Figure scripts
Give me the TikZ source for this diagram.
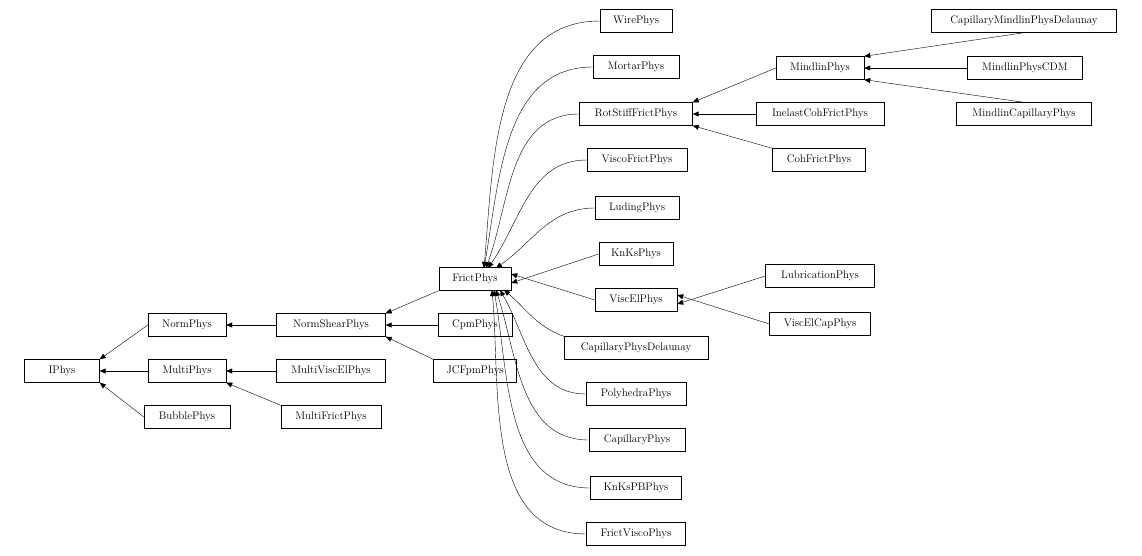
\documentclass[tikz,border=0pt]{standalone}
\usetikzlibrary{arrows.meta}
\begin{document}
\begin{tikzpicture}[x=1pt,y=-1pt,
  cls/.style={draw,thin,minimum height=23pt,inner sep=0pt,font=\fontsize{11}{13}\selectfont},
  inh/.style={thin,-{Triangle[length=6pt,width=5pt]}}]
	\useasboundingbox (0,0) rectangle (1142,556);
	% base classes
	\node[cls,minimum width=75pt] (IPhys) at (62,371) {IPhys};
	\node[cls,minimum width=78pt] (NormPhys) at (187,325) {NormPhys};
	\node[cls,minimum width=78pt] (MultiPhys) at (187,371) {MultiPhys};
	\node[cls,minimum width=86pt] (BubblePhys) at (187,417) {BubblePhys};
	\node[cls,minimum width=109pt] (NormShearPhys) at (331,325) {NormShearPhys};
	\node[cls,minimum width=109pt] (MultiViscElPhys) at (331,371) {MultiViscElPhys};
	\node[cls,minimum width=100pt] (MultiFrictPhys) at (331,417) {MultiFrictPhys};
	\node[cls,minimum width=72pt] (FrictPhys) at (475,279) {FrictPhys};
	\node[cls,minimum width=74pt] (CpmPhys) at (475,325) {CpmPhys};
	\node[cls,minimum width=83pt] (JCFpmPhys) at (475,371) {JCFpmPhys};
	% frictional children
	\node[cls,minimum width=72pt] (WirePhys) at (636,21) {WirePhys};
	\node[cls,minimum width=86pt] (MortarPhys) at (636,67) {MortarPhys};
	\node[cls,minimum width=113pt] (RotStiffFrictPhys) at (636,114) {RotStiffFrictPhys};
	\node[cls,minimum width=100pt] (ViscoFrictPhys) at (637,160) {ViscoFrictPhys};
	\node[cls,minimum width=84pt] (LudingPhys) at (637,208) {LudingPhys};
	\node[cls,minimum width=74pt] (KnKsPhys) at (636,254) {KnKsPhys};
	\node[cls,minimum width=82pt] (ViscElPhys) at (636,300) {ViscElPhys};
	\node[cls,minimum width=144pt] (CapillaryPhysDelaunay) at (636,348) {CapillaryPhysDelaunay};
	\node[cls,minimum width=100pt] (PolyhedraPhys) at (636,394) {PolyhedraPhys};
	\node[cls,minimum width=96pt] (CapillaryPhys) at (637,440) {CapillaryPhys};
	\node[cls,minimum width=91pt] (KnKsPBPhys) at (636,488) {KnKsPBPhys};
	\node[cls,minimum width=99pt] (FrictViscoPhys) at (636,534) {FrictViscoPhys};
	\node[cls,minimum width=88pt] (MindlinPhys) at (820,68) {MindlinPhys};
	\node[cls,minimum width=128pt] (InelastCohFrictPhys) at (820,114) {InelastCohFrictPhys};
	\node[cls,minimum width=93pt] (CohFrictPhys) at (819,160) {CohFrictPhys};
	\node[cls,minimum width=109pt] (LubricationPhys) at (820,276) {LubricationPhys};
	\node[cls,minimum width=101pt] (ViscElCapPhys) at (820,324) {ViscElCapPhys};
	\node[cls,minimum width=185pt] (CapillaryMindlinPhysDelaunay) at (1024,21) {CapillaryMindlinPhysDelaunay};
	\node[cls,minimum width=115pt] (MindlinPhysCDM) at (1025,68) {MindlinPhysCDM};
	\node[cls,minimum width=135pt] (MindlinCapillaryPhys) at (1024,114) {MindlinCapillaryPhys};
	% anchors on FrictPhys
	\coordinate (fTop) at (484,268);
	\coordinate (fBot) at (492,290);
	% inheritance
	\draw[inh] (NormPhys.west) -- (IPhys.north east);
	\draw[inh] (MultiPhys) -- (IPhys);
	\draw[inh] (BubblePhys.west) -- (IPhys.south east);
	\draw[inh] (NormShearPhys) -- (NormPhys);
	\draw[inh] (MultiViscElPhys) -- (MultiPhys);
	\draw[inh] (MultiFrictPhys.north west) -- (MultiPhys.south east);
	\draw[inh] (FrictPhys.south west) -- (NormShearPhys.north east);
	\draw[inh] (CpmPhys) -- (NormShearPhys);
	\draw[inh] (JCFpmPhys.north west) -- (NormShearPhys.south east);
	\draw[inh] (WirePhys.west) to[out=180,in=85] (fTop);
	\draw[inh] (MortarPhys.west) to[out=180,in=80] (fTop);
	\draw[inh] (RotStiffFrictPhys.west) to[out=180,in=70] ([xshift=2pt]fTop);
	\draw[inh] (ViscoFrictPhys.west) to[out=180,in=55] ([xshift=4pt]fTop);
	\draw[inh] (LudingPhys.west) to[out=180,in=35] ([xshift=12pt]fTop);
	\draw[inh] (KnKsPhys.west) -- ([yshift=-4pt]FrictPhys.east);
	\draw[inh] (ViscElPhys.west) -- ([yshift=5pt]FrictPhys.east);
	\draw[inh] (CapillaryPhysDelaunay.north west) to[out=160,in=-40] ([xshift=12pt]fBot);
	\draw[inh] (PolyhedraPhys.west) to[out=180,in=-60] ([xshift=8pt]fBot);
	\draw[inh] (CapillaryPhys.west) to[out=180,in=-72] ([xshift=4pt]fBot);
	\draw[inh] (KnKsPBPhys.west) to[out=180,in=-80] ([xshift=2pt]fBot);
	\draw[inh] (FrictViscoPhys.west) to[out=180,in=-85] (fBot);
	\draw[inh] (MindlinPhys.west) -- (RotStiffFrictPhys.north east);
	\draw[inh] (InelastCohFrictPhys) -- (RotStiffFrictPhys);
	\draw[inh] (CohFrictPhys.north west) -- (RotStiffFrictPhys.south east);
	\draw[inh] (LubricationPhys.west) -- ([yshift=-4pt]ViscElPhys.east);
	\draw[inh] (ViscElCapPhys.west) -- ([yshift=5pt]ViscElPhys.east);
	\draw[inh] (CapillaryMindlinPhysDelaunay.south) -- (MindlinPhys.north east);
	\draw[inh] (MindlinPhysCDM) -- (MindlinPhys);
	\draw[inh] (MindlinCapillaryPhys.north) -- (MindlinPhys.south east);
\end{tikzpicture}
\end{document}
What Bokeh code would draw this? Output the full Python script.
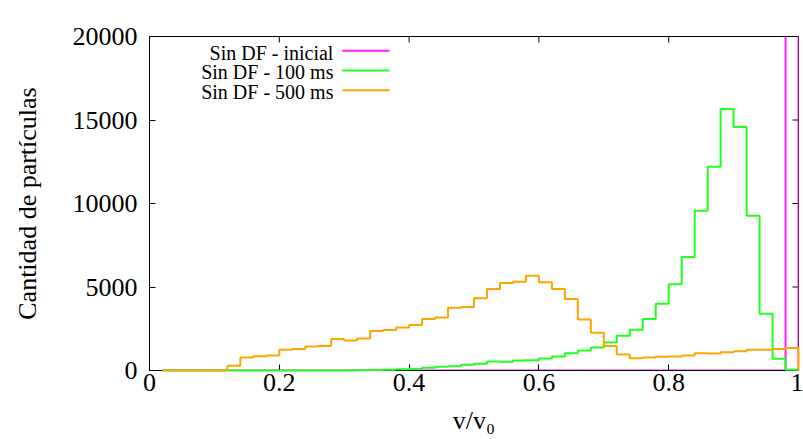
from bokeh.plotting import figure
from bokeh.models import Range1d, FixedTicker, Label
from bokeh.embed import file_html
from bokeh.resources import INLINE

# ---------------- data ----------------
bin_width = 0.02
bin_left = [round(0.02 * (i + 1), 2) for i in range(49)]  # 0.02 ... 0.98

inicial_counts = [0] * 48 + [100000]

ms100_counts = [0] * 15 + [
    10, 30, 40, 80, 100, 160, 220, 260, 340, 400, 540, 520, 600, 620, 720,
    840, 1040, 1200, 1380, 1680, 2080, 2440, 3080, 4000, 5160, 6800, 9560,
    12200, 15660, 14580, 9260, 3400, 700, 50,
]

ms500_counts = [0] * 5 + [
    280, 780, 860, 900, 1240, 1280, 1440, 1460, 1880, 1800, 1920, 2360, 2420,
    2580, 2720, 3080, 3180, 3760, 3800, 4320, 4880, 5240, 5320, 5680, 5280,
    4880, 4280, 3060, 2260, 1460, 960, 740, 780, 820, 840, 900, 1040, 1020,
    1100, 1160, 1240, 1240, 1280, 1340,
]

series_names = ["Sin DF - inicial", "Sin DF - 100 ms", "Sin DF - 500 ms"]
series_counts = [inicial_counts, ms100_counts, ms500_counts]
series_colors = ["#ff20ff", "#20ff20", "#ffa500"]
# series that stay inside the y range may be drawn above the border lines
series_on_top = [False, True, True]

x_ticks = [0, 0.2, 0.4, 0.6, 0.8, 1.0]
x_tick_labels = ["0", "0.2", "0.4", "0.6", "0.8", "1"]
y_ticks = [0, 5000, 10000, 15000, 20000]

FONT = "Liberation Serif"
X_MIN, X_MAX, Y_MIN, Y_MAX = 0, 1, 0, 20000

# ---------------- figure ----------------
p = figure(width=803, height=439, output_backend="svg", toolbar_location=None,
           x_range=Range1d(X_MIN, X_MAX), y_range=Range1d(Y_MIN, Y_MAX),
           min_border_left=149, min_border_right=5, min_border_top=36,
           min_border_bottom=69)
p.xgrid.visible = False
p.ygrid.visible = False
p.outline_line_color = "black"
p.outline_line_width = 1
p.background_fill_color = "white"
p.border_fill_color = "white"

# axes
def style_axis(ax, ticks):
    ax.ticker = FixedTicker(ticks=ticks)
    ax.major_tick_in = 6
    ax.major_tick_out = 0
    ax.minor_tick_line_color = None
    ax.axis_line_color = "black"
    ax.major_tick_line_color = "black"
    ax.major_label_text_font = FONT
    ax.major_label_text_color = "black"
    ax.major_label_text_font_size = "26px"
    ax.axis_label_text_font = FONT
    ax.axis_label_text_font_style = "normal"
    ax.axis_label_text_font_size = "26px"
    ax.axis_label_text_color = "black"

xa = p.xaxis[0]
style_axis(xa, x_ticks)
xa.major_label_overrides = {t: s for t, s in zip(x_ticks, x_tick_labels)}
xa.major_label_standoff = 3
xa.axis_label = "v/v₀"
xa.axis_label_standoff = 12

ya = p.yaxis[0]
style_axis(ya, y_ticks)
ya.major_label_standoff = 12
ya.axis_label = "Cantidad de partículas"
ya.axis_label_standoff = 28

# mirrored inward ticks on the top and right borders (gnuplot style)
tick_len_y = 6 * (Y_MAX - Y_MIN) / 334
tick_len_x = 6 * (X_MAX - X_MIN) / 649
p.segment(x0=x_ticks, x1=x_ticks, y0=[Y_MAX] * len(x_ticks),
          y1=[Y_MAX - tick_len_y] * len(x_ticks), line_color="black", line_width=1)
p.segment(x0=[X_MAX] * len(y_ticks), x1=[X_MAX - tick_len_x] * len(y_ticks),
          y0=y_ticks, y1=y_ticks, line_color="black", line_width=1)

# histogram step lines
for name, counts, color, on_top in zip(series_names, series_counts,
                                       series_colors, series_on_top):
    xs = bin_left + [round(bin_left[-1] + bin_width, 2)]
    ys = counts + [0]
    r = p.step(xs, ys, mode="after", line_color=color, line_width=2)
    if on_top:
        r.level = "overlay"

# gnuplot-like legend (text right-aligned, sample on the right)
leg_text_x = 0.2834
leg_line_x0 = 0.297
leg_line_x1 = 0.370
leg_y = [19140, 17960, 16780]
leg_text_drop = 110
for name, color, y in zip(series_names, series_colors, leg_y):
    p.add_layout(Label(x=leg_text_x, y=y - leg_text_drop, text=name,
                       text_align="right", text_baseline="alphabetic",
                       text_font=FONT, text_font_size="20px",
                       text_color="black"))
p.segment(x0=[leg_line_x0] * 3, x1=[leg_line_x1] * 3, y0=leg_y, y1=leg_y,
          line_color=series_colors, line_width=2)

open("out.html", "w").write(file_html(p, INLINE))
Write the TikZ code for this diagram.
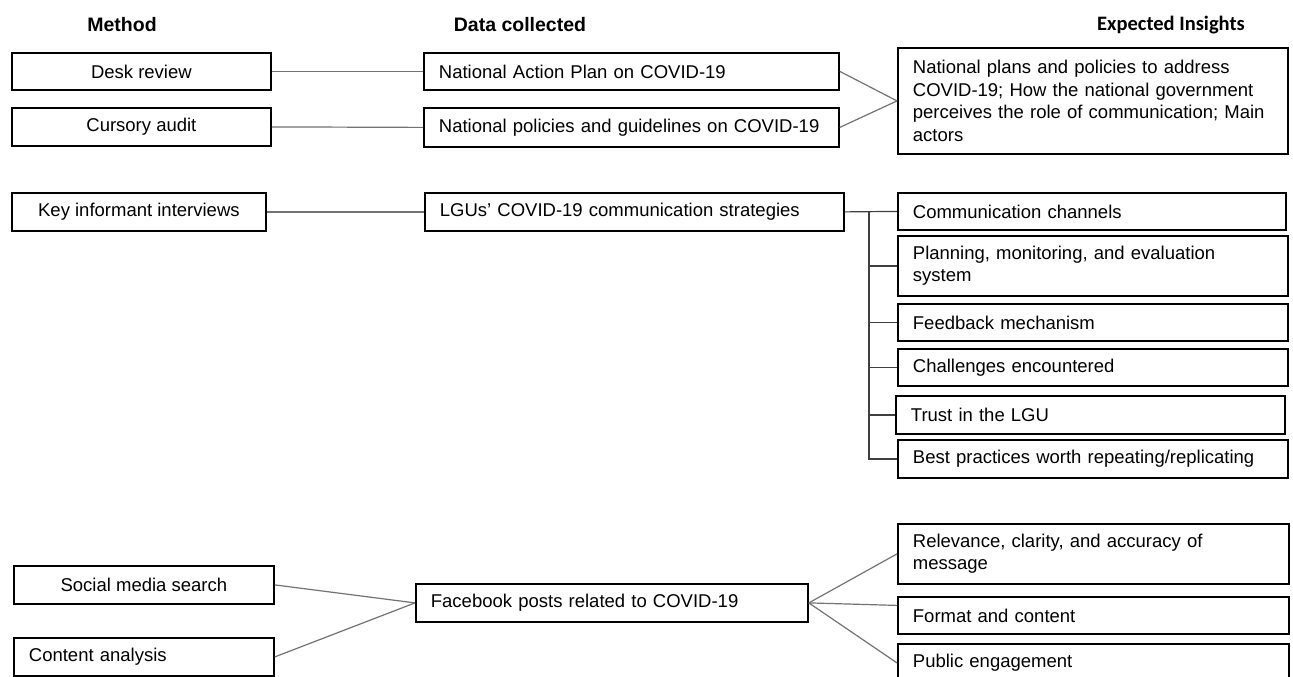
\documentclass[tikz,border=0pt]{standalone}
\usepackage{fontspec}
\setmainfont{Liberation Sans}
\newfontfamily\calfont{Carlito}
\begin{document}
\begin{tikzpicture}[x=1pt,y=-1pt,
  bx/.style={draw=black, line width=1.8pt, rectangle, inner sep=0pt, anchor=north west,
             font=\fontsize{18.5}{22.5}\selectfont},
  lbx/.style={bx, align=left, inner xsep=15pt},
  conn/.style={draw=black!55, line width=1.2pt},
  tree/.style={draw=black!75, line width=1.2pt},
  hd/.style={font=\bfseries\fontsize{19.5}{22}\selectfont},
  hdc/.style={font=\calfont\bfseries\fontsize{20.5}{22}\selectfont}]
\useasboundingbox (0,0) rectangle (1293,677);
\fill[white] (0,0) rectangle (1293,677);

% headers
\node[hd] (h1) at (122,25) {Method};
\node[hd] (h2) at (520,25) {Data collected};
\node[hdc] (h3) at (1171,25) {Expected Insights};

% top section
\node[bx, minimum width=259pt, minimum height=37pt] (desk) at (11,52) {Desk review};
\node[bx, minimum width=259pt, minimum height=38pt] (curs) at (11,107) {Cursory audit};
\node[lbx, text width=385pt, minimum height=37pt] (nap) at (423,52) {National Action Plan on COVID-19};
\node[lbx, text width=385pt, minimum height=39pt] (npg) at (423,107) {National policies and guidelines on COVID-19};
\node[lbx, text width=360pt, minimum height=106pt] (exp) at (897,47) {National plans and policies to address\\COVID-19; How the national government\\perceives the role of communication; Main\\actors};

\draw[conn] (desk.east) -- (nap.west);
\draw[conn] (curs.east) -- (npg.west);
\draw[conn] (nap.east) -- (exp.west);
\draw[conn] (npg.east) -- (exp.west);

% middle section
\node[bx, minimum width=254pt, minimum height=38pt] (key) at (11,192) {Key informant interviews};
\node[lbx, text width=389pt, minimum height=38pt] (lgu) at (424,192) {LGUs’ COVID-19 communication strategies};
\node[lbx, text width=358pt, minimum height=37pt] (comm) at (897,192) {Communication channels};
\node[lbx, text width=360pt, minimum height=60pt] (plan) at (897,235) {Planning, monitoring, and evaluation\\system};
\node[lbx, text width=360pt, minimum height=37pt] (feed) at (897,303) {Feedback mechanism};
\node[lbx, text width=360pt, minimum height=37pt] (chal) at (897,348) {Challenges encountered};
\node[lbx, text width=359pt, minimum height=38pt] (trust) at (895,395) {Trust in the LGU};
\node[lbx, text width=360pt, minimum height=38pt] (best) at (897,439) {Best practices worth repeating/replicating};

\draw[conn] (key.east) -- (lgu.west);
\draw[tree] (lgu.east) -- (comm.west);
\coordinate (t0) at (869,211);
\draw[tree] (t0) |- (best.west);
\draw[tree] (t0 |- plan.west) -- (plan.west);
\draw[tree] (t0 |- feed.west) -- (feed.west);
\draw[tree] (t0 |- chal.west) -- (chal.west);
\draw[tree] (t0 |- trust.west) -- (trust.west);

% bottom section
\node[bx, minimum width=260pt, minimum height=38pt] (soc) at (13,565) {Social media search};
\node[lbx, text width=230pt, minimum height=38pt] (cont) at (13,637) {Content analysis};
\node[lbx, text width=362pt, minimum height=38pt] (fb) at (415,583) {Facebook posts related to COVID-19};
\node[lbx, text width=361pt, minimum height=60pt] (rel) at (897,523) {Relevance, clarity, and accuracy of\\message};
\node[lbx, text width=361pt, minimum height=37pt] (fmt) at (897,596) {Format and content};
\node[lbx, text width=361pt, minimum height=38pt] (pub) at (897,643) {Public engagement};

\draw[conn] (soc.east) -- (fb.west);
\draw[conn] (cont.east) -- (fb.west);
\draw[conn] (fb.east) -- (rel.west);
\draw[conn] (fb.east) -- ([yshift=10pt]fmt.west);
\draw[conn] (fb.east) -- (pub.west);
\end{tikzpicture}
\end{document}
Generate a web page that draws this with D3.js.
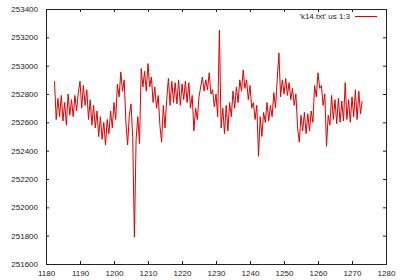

*WORK TO BE COMPLETED:* Reply with only the number of lines in the material above where the string "that" appears.

*RESPONSE TO THE TASK:* 2